Most military nurses earn their bachelor’s degree in nursing through a civilian program. There isn’t much need for different coursework. “Even in military hospitals, our duties are the same as in civilian hospitals,” says Chelsea Yeung, 23, a nursing student at George Mason University who also plans to work as a nurse in the Army.

Yeung and Martinez are both getting the military training they need through ROTC programs, which complement their nursing studies. For example, Yeung plans to work in military hospitals but still gets field training through ROTC. “Even though I won’t be in the field, they train us as though we are going to go into the field,” she says.

Though the extra training is valuable, it means military students have more responsibilities than their civilian counterparts. To accommodate her ROTC courses, where she learns about military leadership and tactics, Martinez had to up her course load from the usual 16 credit hours per semester to as many as 22 hours.
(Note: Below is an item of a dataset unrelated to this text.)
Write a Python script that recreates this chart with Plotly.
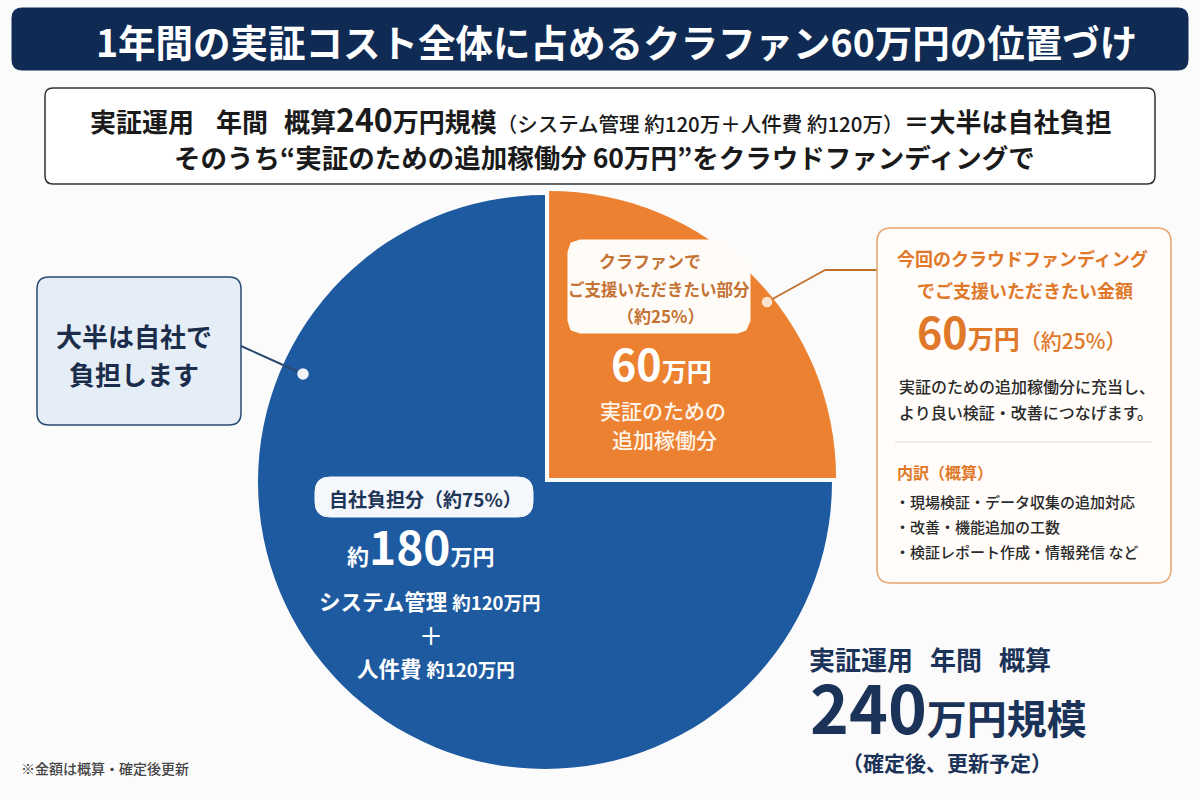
import plotly.graph_objects as go

W, H = 1200, 800
FONT = "Noto Sans CJK JP"

# ---- data ----
slice_labels = ["クラファンでご支援いただきたい部分", "自社負担分"]
slice_values = [60, 180]          # 万円
slice_colors = ["#EC8231", "#1E5AA0"]
slice_pull = [0.02, 0.0]

NAVY = "#1B3358"
ORANGE_TXT = "#E0782A"
BROWN_TXT = "#C47334"


def X(px):
    return px / W


def Y(py):
    return 1 - py / H


def rr_path(x0, y0, x1, y1, r):
    pts = [
        ("M", [(x0 + r, y0)]),
        ("L", [(x1 - r, y0)]),
        ("Q", [(x1, y0), (x1, y0 + r)]),
        ("L", [(x1, y1 - r)]),
        ("Q", [(x1, y1), (x1 - r, y1)]),
        ("L", [(x0 + r, y1)]),
        ("Q", [(x0, y1), (x0, y1 - r)]),
        ("L", [(x0, y0 + r)]),
        ("Q", [(x0, y0), (x0 + r, y0)]),
    ]
    s = ""
    for cmd, ps in pts:
        s += cmd + " " + " ".join(f"{X(a):.5f},{Y(b):.5f}" for a, b in ps) + " "
    return s + "Z"


def poly_path(points):
    s = "M " + " L ".join(f"{X(a):.5f},{Y(b):.5f}" for a, b in points)
    return s + " Z"


shapes = []
annotations = []


def box(x0, y0, x1, y1, r, fill, line, lw):
    shapes.append(dict(type="path", path=rr_path(x0, y0, x1, y1, r), xref="paper", yref="paper",
                       fillcolor=fill, line=dict(color=line, width=lw), layer="above"))


def seg(pts, color, width):
    for (a, b), (c, d) in zip(pts[:-1], pts[1:]):
        shapes.append(dict(type="line", x0=X(a), y0=Y(b), x1=X(c), y1=Y(d), xref="paper", yref="paper",
                           line=dict(color=color, width=width), layer="above"))


def dot(x, y, r, fill, line):
    shapes.append(dict(type="circle", x0=X(x - r), x1=X(x + r), y0=Y(y - r), y1=Y(y + r),
                       xref="paper", yref="paper", fillcolor=fill, line=dict(color=line, width=1.5),
                       layer="above"))


def ann(x, y, text, size, color, xanchor="center", weight="bold"):
    annotations.append(dict(x=X(x), y=Y(y), xref="paper", yref="paper", text=text, showarrow=False,
                            xanchor=xanchor, yanchor="middle",
                            font=dict(family=FONT, size=size, color=color, weight=weight)))


def sp(t, size, weight=None):
    st = f"font-size:{size}px"
    if weight:
        st += f";font-weight:{weight}"
    return f'<span style="{st}">{t}</span>'


# ---- pie ----
R = 287
CX, CY = 545, 482
half = R * (2 + 2 * max(slice_pull)) / 2
fig = go.Figure(go.Pie(
    labels=slice_labels, values=slice_values, sort=False, direction="clockwise", rotation=0,
    pull=slice_pull, marker=dict(colors=slice_colors, line=dict(width=0)),
    textinfo="none", hoverinfo="skip", showlegend=False,
    domain=dict(x=[X(CX - half), X(CX + half)], y=[Y(CY + half), Y(CY - half)]),
))

# ---- title bar ----
box(12, 8, 1188, 70, 10, "#0F2B54", "#0F2B54", 1)
ann(616, 40, "1年間の実証コスト全体に占めるクラファン60万円の位置づけ", 37.5, "white")

# ---- summary box ----
box(45, 88, 1155, 184, 8, "white", "#333333", 1.5)
ann(600, 118,
    "実証運用" + sp("　", 22) + "年間" + sp("　", 16) + "概算" + sp("240", 32) + "万円規模" +
    sp("（システム管理 約120万＋人件費 約120万）", 20.5, 500) + "＝大半は自社負担",
    26, "#1A1A1A")
ann(604, 156, "そのうち“実証のための追加稼働分 60万円”をクラウドファンディングで", 26.5, "#1A1A1A")

# ---- left callout ----
seg([(241, 346), (303, 374)], "#2B4A70", 2)
box(37, 277, 241, 425, 12, "#E5EDF7", "#2B4A70", 1.5)
ann(134, 336, "大半は自社で", 26, "#1B2D4A")
ann(134, 373, "負担します", 26, "#1B2D4A")
dot(303, 374, 5, "#F2F5FA", "#F2F5FA")

# ---- orange slice labels ----
shapes.append(dict(type="path",
                   path=poly_path([(580, 240), (722, 240), (750, 262), (750, 321), (746, 330), (738, 333),
                                   (580, 333), (571, 330), (568, 321), (568, 252), (571, 243)]),
                   xref="paper", yref="paper", fillcolor="#FFFBF7", line=dict(color="#FFFBF7", width=1),
                   layer="above"))
ann(650, 261, "クラファンで", 17, BROWN_TXT)
ann(659, 289, "ご支援いただきたい部分", 16.5, BROWN_TXT)
ann(660, 315, "（約25%）", 17, BROWN_TXT)
ann(661, 362, sp("60", 43) + "万円", 25, "white")
ann(663, 410, "実証のための", 21, "#FFF4EA", weight=500)
ann(664, 439, "追加稼働分", 21, "#FFF4EA", weight=500)

seg([(767, 302), (825, 270), (877, 270)], "#C0712E", 1.8)
dot(767, 302, 4.5, "#FBE3CF", "#FBE3CF")

# ---- right info box ----
box(877, 228, 1171, 583, 14, "#FFFCF9", "#E6A46E", 1.5)
ann(1022, 258, "今回のクラウドファンディング", 18, ORANGE_TXT)
ann(1025, 290, "でご支援いただきたい金額", 18, ORANGE_TXT)
ann(1021, 330, sp("60", 43) + "万円" + sp("（約25%）", 21, 500), 26, ORANGE_TXT)
ann(897, 386, "実証のための追加稼働分に充当し、", 16, "#2A2A2A", xanchor="left", weight=500)
ann(897, 412, "より良い検証・改善につなげます。", 16, "#2A2A2A", xanchor="left", weight=500)
seg([(895, 442), (1152, 442)], "#DDDDDD", 1.2)
ann(895, 472, "内訳（概算）", 16, ORANGE_TXT, xanchor="left")
ann(893, 501, "・現場検証・データ収集の追加対応", 15, "#2A2A2A", xanchor="left", weight=500)
ann(893, 526, "・改善・機能追加の工数", 15, "#2A2A2A", xanchor="left", weight=500)
ann(893, 551, "・検証レポート作成・情報発信 など", 15, "#2A2A2A", xanchor="left", weight=500)

# ---- blue slice labels ----
box(315, 477, 533, 517, 15, "#F4F7FB", "#F4F7FB", 1)
ann(425, 498, "自社負担分（約75%）", 19, "#1D3557")
ann(420, 545, "約" + sp("180", 46) + "万円", 22, "white")
ann(430, 600, "システム管理 " + sp("約120万円", 18.5), 21.5, "white")
ann(431, 634, "＋", 24, "white", weight=500)
ann(436, 667, "人件費 " + sp("約120万円", 18.5), 21.5, "white")

# ---- bottom right totals ----
ann(807, 658, "実証運用" + sp("　", 17) + "年間" + sp("　", 17) + "概算", 26, NAVY, xanchor="left")
ann(808, 705, sp("240", 66) + "万円規模", 40, NAVY, xanchor="left")
ann(947, 762, "（確定後、更新予定）", 21, NAVY)

# ---- footnote ----
ann(19, 768, "※金額は概算・確定後更新", 14, "#444444", xanchor="left", weight=500)

fig.update_layout(
    width=W, height=H, margin=dict(l=0, r=0, t=0, b=0),
    paper_bgcolor="#FBFBFC", plot_bgcolor="#FBFBFC",
    shapes=shapes, annotations=annotations, showlegend=False,
)
fig.write_html("out.html")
ROTC cadets are also required to complete basic training and pass physical readiness tests. Some spend one weekend every month drilling with their units. Martinez, who is in the National Guard, completed 11 weeks of basic training during summer vacation. But when it came time to pick the type of unit she would join, she was limited by scheduling.

“The transportation unit’s training course was the only one that wouldn’t conflict with school,” she says.

Scheduling is one of the major challenges of juggling military duties with education, especially when it comes to programs like nursing, which include hours-long labs and clinical work experience.

Professors and administrators at many schools work hard to accommodate students’ military requirements.

At George Mason University’s nursing program, for example, it’s not unusual to reschedule labs or even move exams to accommodate students’ military requirements, says Odette Willis, coordinator of the undergraduate nursing programs.

“It’s a challenge to coordinate both sets of courses so students can get the maximum benefit out of both,” Willis says. “We both accommodate each other’s schedules and needs.”

And it requires compromise. For example, if a George Mason student has a military science course that overlaps a nursing class by half an hour, he or she might have to be late regularly to the class, Willis says.

“Both parties are understanding,” says Yeung of her George Mason nursing and ROTC programs. “They have a mutual understanding of how time-consuming each thing is.”

To help, George Mason has appointed Willis as a dedicated military liaison to help ROTC cadets and active-duty reservists with the extra challenges they face. If they have a three-day military training weekend, she works with faculty to ensure they have time off. If they need to take a physical readiness test, “I make sure that they get it done and don’t slack off,” says Willis, who retired from the Navy Nurse Corps after 32 years of service.

Though the challenges are greater, for Martinez, the career path felt like a perfect fit. In fact, she decided to join ROTC to help pay for her education shortly after she decided to major in nursing, and things began to fall into place from there.

“It just clicked for me that I wanted to provide care. It made me want to help those who are helping us,” she says.